Collection entries
++++++

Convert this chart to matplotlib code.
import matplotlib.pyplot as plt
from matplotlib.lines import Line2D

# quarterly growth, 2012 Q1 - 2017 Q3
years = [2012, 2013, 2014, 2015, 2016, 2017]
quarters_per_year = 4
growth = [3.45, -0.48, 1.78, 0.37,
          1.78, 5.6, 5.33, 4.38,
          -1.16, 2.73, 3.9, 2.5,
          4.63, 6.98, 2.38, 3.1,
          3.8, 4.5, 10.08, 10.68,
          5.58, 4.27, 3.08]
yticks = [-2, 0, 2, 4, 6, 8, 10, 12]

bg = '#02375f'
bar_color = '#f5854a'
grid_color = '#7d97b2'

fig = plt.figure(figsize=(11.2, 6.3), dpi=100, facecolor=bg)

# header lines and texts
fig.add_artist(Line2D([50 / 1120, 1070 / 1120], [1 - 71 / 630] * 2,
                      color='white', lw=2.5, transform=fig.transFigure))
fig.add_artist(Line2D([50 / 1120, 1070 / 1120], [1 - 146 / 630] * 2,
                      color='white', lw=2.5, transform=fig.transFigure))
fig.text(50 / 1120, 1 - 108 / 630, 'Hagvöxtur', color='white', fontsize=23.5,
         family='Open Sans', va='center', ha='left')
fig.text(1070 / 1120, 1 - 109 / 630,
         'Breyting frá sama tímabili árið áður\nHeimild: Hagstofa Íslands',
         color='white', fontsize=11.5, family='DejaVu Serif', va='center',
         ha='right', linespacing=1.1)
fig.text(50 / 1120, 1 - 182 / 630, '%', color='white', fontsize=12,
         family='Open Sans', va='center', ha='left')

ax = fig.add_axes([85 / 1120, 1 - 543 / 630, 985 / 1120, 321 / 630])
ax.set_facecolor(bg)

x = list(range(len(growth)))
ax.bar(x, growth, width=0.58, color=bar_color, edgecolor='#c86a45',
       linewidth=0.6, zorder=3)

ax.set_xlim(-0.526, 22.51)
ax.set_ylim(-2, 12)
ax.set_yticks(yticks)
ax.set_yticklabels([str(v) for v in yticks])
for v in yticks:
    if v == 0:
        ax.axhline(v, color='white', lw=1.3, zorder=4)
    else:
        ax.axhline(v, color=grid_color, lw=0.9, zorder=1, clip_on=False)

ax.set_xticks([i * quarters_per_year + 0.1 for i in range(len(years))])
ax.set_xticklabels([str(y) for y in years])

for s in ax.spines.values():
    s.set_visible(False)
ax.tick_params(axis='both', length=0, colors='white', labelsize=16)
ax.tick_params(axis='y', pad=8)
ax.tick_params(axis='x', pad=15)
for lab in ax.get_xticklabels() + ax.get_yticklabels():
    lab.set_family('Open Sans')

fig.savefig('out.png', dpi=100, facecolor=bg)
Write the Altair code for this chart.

++++++

The request:
Starting at the first line of the data above, please restate word for word every line up to and including the one that holds "grid_color = '#7d97b2'", and add nothing else.

Answer for the task:
Convert this chart to matplotlib code.
import matplotlib.pyplot as plt
from matplotlib.lines import Line2D

# quarterly growth, 2012 Q1 - 2017 Q3
years = [2012, 2013, 2014, 2015, 2016, 2017]
quarters_per_year = 4
growth = [3.45, -0.48, 1.78, 0.37,
          1.78, 5.6, 5.33, 4.38,
          -1.16, 2.73, 3.9, 2.5,
          4.63, 6.98, 2.38, 3.1,
          3.8, 4.5, 10.08, 10.68,
          5.58, 4.27, 3.08]
yticks = [-2, 0, 2, 4, 6, 8, 10, 12]

bg = '#02375f'
bar_color = '#f5854a'
grid_color = '#7d97b2'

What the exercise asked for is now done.